**REQUIREMENTS:** Leave the pictures out and print every record below exactly as it stands.

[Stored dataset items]
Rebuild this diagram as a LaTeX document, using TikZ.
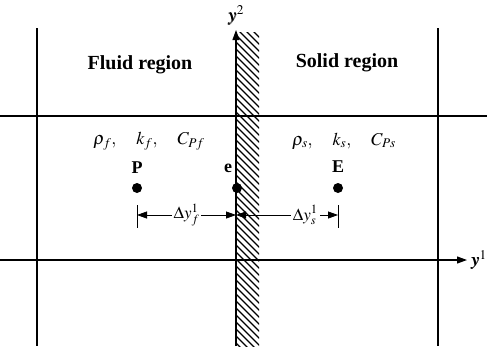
\documentclass[tikz,border=0pt]{standalone}
\usepackage{mathptmx}
\usepackage{bm}
\usepackage{fontspec}
\setmainfont{Liberation Serif}
\usetikzlibrary{arrows.meta}

\begin{document}
\begin{tikzpicture}[x=1pt,y=-1pt,>={Triangle[length=10pt,width=7pt]},line width=1.1pt,
  region/.style={font=\fontsize{20}{24}\selectfont\bfseries},
  ptlabel/.style={font=\fontsize{18}{22}\selectfont\bfseries},
  prop/.style={font=\fontsize{18}{21}\selectfont},
  point/.style={circle,fill,inner sep=0pt,minimum size=10pt},
  dimlabel/.style={fill=white,inner sep=2pt,font=\fontsize{17}{20}\selectfont}]
  \useasboundingbox (0,0) rectangle (487,346);
  % hatched wall
  \begin{scope}
    \clip (236,32) rectangle (259,346);
    \foreach \y in {0,7,...,350}
      \draw[line width=1.1pt] (236,\y) -- (262,\y+26);
  \end{scope}
  % grid lines
  \draw (37,28) -- (37,346);
  \draw (438,28) -- (438,346);
  \draw (0,116) -- (487,116);
  \coordinate (x0) at (0,260);
  \coordinate (x1) at (467,260);
  \coordinate (v0) at (236,346);
  \coordinate (v1) at (236,30);
  \draw[->] (x0) -- (x1);
  \draw[->] (v0) -- (v1);
  \node[prop,right=0pt] (ax1) at (x1) {$\bm{y}^1$};
  \node[prop,above=1pt] (ax2) at (v1) {$\bm{y}^2$};
  % regions and properties
  \node[region] (fluid) at (140,65) {Fluid region};
  \node[region] (solid) at (347,63) {Solid region};
  \node[prop] (propf) at (149,141) {$\rho_f,\quad k_f,\quad C_{Pf}$};
  \node[prop] (props) at (344,141) {$\rho_s,\quad k_s,\quad C_{Ps}$};
  % grid points
  \node[point] (P) at (137,188) {};
  \node[point] (e) at (237,188) {};
  \node[point] (E) at (338,188) {};
  \node[ptlabel] (lP) at (137,168) {P};
  \node[ptlabel] (le) at (228,168) {e};
  \node[ptlabel] (lE) at (338,167) {E};
  % distances
  \coordinate (tPa) at (137,205);
  \coordinate (tPb) at (137,228);
  \coordinate (tEa) at (338,205);
  \coordinate (tEb) at (338,228);
  \coordinate (dP) at (137,215);
  \coordinate (de) at (236,215);
  \coordinate (dE) at (338,215);
  \draw[line width=0.8pt] (tPa) -- (tPb);
  \draw[line width=0.8pt] (tEa) -- (tEb);
  \draw[<->,line width=0.8pt] (dP) -- (de) node[dimlabel,midway] (df) {$\Delta y^1_f$};
  \draw[<->,line width=0.8pt] (de) -- (dE) node[dimlabel,pos=0.68] (ds) {$\Delta y^1_s$};
\end{tikzpicture}
\end{document}
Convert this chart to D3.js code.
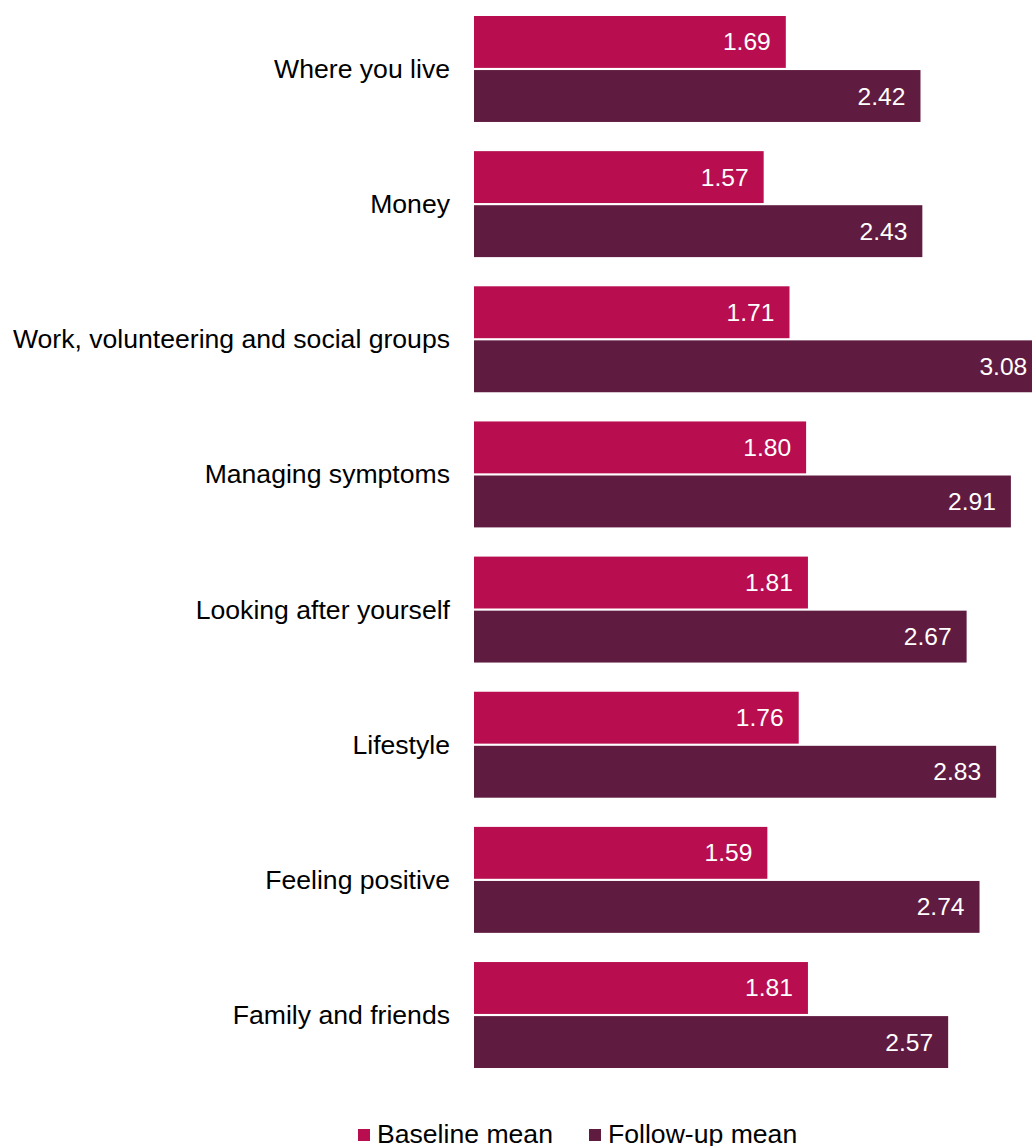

**SOLUTION TO THE EXERCISE:**
Rebuild this diagram as a LaTeX document, using TikZ.
\documentclass[tikz,border=0pt]{standalone}
\usepackage{mathptmx}
\usepackage{bm}
\usepackage{fontspec}
\setmainfont{Liberation Serif}
\usetikzlibrary{arrows.meta}

\begin{document}
\begin{tikzpicture}[x=1pt,y=-1pt,>={Triangle[length=10pt,width=7pt]},line width=1.1pt,
  region/.style={font=\fontsize{20}{24}\selectfont\bfseries},
  ptlabel/.style={font=\fontsize{18}{22}\selectfont\bfseries},
  prop/.style={font=\fontsize{18}{21}\selectfont},
  point/.style={circle,fill,inner sep=0pt,minimum size=10pt},
  dimlabel/.style={fill=white,inner sep=2pt,font=\fontsize{17}{20}\selectfont}]
  \useasboundingbox (0,0) rectangle (487,346);
  % hatched wall
  \begin{scope}
    \clip (236,32) rectangle (259,346);
    \foreach \y in {0,7,...,350}
      \draw[line width=1.1pt] (236,\y) -- (262,\y+26);
  \end{scope}
  % grid lines
  \draw (37,28) -- (37,346);
  \draw (438,28) -- (438,346);
  \draw (0,116) -- (487,116);
  \coordinate (x0) at (0,260);
  \coordinate (x1) at (467,260);
  \coordinate (v0) at (236,346);
  \coordinate (v1) at (236,30);
  \draw[->] (x0) -- (x1);
  \draw[->] (v0) -- (v1);
  \node[prop,right=0pt] (ax1) at (x1) {$\bm{y}^1$};
  \node[prop,above=1pt] (ax2) at (v1) {$\bm{y}^2$};
  % regions and properties
  \node[region] (fluid) at (140,65) {Fluid region};
  \node[region] (solid) at (347,63) {Solid region};
  \node[prop] (propf) at (149,141) {$\rho_f,\quad k_f,\quad C_{Pf}$};
  \node[prop] (props) at (344,141) {$\rho_s,\quad k_s,\quad C_{Ps}$};
  % grid points
  \node[point] (P) at (137,188) {};
  \node[point] (e) at (237,188) {};
  \node[point] (E) at (338,188) {};
  \node[ptlabel] (lP) at (137,168) {P};
  \node[ptlabel] (le) at (228,168) {e};
  \node[ptlabel] (lE) at (338,167) {E};
  % distances
  \coordinate (tPa) at (137,205);
  \coordinate (tPb) at (137,228);
  \coordinate (tEa) at (338,205);
  \coordinate (tEb) at (338,228);
  \coordinate (dP) at (137,215);
  \coordinate (de) at (236,215);
  \coordinate (dE) at (338,215);
  \draw[line width=0.8pt] (tPa) -- (tPb);
  \draw[line width=0.8pt] (tEa) -- (tEb);
  \draw[<->,line width=0.8pt] (dP) -- (de) node[dimlabel,midway] (df) {$\Delta y^1_f$};
  \draw[<->,line width=0.8pt] (de) -- (dE) node[dimlabel,pos=0.68] (ds) {$\Delta y^1_s$};
\end{tikzpicture}
\end{document}
Convert this chart to D3.js code.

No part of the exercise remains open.